[Start]
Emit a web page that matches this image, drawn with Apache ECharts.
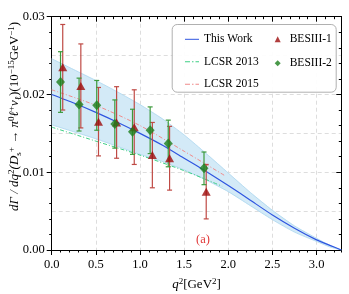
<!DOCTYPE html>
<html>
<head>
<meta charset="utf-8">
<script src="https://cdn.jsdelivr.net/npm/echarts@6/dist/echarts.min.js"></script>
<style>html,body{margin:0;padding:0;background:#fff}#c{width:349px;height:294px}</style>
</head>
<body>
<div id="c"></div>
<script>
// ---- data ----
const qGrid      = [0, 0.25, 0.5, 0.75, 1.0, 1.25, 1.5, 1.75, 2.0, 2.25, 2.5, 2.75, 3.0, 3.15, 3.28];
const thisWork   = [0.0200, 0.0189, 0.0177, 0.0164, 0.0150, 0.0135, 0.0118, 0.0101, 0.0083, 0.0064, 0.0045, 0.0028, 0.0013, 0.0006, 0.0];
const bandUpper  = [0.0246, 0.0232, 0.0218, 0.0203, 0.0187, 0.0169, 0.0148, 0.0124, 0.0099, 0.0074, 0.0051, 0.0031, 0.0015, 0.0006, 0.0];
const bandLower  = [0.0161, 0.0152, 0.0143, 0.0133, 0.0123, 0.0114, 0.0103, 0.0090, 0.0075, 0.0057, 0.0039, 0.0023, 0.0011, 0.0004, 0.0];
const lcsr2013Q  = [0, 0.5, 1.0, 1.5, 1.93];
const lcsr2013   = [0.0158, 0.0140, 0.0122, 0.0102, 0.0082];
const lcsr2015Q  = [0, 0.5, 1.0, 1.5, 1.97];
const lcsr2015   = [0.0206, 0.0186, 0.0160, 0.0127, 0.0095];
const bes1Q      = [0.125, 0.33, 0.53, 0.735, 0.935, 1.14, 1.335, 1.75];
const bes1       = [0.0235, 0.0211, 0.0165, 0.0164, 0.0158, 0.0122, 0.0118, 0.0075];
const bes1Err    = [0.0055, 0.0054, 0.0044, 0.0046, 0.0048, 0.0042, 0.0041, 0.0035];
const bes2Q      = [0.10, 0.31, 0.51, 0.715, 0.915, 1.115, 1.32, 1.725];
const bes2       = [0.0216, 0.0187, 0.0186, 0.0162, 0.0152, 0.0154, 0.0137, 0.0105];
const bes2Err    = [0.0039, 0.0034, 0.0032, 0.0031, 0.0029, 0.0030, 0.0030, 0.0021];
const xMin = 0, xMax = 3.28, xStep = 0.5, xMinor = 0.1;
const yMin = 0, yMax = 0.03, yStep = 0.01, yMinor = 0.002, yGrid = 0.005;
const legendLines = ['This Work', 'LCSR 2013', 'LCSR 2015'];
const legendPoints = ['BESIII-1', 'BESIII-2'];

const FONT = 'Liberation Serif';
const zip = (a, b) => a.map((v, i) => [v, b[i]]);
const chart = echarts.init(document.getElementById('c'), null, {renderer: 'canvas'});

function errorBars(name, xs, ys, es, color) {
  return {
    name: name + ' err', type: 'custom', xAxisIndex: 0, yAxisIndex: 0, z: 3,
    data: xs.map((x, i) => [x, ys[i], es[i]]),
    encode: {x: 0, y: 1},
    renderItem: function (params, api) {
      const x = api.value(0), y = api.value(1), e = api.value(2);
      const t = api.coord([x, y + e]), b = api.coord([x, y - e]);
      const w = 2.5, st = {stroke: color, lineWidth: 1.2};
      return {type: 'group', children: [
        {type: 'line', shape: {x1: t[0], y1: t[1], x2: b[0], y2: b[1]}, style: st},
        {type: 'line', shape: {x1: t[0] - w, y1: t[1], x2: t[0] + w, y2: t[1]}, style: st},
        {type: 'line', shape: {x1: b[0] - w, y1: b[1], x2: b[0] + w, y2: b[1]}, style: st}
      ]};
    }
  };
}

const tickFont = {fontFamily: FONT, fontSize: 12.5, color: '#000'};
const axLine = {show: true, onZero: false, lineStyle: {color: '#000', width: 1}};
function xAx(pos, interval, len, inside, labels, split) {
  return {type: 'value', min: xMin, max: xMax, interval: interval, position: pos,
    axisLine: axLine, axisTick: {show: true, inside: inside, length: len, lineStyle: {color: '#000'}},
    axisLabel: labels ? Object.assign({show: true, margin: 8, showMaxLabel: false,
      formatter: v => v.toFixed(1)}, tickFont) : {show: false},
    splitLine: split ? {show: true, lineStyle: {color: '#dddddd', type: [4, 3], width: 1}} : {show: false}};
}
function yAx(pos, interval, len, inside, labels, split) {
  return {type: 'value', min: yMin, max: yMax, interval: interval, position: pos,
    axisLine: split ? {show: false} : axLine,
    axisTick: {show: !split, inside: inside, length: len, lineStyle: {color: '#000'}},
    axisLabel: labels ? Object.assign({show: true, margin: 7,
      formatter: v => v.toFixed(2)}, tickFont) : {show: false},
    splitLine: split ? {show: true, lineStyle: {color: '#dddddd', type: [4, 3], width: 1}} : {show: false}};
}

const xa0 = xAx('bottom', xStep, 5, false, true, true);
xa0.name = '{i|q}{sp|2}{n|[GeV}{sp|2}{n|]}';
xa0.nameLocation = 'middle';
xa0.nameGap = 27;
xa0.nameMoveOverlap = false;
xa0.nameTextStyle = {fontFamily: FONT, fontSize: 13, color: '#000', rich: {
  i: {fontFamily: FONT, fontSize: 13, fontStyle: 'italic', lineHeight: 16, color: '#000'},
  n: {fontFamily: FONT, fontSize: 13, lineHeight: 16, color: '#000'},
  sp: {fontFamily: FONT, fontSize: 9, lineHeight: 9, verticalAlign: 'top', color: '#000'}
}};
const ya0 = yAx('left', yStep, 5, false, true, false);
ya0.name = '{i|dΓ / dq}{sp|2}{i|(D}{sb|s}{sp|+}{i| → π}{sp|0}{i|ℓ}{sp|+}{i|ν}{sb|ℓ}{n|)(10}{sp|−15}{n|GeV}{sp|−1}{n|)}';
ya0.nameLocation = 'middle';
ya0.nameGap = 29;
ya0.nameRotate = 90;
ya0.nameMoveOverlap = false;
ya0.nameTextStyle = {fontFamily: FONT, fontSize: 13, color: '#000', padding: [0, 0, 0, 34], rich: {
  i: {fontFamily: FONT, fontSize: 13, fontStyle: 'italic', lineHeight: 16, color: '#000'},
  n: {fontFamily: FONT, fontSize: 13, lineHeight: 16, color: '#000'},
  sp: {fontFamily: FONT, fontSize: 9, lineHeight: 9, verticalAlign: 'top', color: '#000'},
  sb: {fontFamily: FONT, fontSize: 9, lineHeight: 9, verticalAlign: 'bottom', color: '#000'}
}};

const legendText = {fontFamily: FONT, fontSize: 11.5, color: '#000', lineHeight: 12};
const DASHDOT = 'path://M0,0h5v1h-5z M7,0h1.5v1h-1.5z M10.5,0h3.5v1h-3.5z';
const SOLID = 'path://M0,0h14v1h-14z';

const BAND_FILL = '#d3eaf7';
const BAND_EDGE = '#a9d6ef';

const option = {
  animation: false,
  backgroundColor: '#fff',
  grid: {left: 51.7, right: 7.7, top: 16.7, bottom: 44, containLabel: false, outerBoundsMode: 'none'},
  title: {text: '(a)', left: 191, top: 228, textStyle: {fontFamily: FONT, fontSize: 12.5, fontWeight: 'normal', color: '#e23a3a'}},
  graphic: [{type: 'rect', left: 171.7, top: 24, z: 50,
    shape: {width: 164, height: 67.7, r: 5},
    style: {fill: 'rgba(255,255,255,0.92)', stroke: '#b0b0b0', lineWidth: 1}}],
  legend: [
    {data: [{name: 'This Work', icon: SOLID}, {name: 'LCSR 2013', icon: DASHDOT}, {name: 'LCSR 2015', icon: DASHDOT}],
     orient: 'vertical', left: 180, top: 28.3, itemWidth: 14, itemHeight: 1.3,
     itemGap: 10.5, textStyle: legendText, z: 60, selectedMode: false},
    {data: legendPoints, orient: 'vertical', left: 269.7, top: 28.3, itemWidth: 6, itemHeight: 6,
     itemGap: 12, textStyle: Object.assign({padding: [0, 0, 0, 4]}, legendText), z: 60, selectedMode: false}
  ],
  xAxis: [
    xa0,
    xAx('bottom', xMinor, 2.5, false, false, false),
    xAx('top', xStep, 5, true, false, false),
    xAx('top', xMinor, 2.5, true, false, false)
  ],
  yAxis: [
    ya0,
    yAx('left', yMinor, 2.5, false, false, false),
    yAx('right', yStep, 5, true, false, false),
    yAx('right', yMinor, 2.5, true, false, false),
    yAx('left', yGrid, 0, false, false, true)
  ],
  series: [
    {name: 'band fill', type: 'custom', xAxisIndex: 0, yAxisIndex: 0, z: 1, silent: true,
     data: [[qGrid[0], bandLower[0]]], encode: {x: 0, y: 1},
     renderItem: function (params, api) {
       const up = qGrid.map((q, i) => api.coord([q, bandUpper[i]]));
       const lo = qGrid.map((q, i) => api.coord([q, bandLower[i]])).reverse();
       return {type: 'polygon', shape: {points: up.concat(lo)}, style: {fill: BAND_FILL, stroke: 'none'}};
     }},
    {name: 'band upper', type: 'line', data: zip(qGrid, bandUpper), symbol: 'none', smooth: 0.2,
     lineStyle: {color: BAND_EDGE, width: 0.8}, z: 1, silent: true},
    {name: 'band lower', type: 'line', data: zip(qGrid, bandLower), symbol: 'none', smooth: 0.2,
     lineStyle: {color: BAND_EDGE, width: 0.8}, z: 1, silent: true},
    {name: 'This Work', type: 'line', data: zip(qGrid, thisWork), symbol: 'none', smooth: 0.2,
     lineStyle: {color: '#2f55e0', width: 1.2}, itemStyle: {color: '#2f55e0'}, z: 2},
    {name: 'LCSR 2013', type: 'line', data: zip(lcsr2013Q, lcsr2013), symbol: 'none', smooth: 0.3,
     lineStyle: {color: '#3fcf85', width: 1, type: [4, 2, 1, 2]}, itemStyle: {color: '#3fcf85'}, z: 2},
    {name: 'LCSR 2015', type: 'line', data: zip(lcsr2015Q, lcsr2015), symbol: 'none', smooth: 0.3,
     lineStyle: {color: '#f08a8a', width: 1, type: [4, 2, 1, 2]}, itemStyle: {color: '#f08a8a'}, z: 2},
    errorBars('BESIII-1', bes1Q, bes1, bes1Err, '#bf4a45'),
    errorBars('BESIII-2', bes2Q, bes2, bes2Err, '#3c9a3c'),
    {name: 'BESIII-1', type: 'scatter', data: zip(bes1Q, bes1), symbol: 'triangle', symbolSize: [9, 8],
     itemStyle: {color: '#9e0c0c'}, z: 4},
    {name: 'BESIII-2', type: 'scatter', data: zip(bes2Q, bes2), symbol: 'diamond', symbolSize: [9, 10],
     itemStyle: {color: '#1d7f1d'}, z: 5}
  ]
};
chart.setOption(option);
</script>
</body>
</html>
[End]
Transcribe the opening line of the listing above, please, and every line after it through the line with "const legendPoints = ['BESIII-1', 'BESIII-2'];", word for word, without pictures.

Emit a web page that matches this image, drawn with Apache ECharts.
<!DOCTYPE html>
<html>
<head>
<meta charset="utf-8">
<script src="https://cdn.jsdelivr.net/npm/echarts@6/dist/echarts.min.js"></script>
<style>html,body{margin:0;padding:0;background:#fff}#c{width:349px;height:294px}</style>
</head>
<body>
<div id="c"></div>
<script>
// ---- data ----
const qGrid      = [0, 0.25, 0.5, 0.75, 1.0, 1.25, 1.5, 1.75, 2.0, 2.25, 2.5, 2.75, 3.0, 3.15, 3.28];
const thisWork   = [0.0200, 0.0189, 0.0177, 0.0164, 0.0150, 0.0135, 0.0118, 0.0101, 0.0083, 0.0064, 0.0045, 0.0028, 0.0013, 0.0006, 0.0];
const bandUpper  = [0.0246, 0.0232, 0.0218, 0.0203, 0.0187, 0.0169, 0.0148, 0.0124, 0.0099, 0.0074, 0.0051, 0.0031, 0.0015, 0.0006, 0.0];
const bandLower  = [0.0161, 0.0152, 0.0143, 0.0133, 0.0123, 0.0114, 0.0103, 0.0090, 0.0075, 0.0057, 0.0039, 0.0023, 0.0011, 0.0004, 0.0];
const lcsr2013Q  = [0, 0.5, 1.0, 1.5, 1.93];
const lcsr2013   = [0.0158, 0.0140, 0.0122, 0.0102, 0.0082];
const lcsr2015Q  = [0, 0.5, 1.0, 1.5, 1.97];
const lcsr2015   = [0.0206, 0.0186, 0.0160, 0.0127, 0.0095];
const bes1Q      = [0.125, 0.33, 0.53, 0.735, 0.935, 1.14, 1.335, 1.75];
const bes1       = [0.0235, 0.0211, 0.0165, 0.0164, 0.0158, 0.0122, 0.0118, 0.0075];
const bes1Err    = [0.0055, 0.0054, 0.0044, 0.0046, 0.0048, 0.0042, 0.0041, 0.0035];
const bes2Q      = [0.10, 0.31, 0.51, 0.715, 0.915, 1.115, 1.32, 1.725];
const bes2       = [0.0216, 0.0187, 0.0186, 0.0162, 0.0152, 0.0154, 0.0137, 0.0105];
const bes2Err    = [0.0039, 0.0034, 0.0032, 0.0031, 0.0029, 0.0030, 0.0030, 0.0021];
const xMin = 0, xMax = 3.28, xStep = 0.5, xMinor = 0.1;
const yMin = 0, yMax = 0.03, yStep = 0.01, yMinor = 0.002, yGrid = 0.005;
const legendLines = ['This Work', 'LCSR 2013', 'LCSR 2015'];
const legendPoints = ['BESIII-1', 'BESIII-2'];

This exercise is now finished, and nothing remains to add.